France. Dès le mois de mars, le ministère de la Culture français annonçait un fonds de soutien aux artistes ukrainiens d’un montant de 1,3 million d’euros. Cette réactivité est soulignée par plusieurs partenaires institutionnels ou associatifs, comme Erika Negrel, secrétaire générale du réseau Diagonal (réseau de centres d’art spécialisé en photographie) : « Nous avons déposé le dossier au ministère de la Culture à la mi-mars – les premières expositions étaient prévues en mai –, et le ministère a répondu très rapidement. La subvention représente 60 000 euros, c’est une somme conséquente. » Même impression à la Cité internationale des arts (Paris), où la directrice, Bénédicte Alliot, explique que « la première artiste ukrainienne est arrivée en mars ; le ministère a été très réactif pour nous soutenir ».
Le fonds finance à la fois la production d’expositions et de spectacles, des résidences et des bourses de séjour.
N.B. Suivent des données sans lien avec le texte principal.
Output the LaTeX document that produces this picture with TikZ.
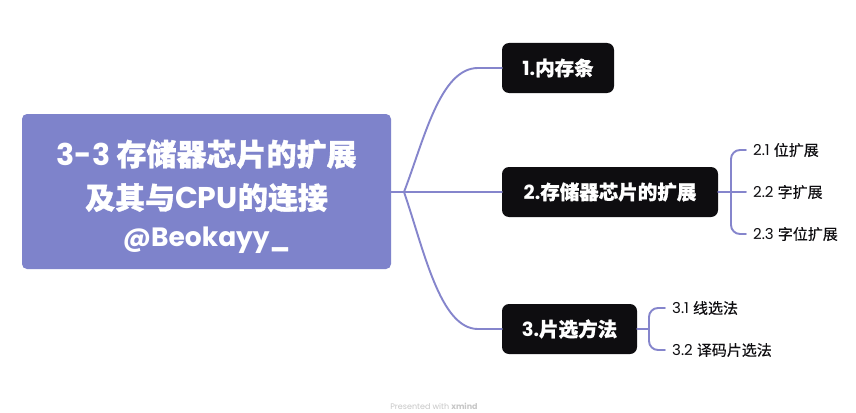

Les bénéficiaires sont des structures françaises qui ont déjà accueilli des artistes en exil, notamment des Afghans et des Syriens. Le fonds alloue ainsi 700 000 euros à l’Atelier des artistes en exil et, actuellement, une dizaine d’artistes ukrainiens y ont trouvé un atelier. Mais ils sont plus nombreux à être accompagnés pour les démarches administratives et le développement de carrière, ce que vise aussi la subvention du ministère. D’autres ont été accueillis dans des écoles d’art ou des institutions culturelles grâce au programme « Pause » du Collège de France, dont la Cité internationale des arts est partenaire, de même que la Villa Arson et la Bibliothèque nationale de France. Le Collège de France précise que « “Pause” concernait jusqu’en 2021 les chercheurs et universitaires, pour des séjours de trois ou six mois, et [qu’] il a ensuite été ouvert aux artistes et professionnels de la culture ». En mars, « Pause » s’est vu attribuer 500 000 euros par le ministère de la Culture pour l’accueil des artistes concernés par la guerre en Ukraine. À ce jour, huit artistes ukrainiens ont bénéficié du programme, et un nouvel appel à candidatures est en cours. Enfin, le Centre culturel ukrainien s’active pour nouer des partenariats avec des institutions culturelles et des festivals.
La durée des séjours révèle la complexité de la situation : ils varient de trois mois à huit mois selon les lieux, mais de nombreux Ukrainiens ne souhaitent pas rester en France…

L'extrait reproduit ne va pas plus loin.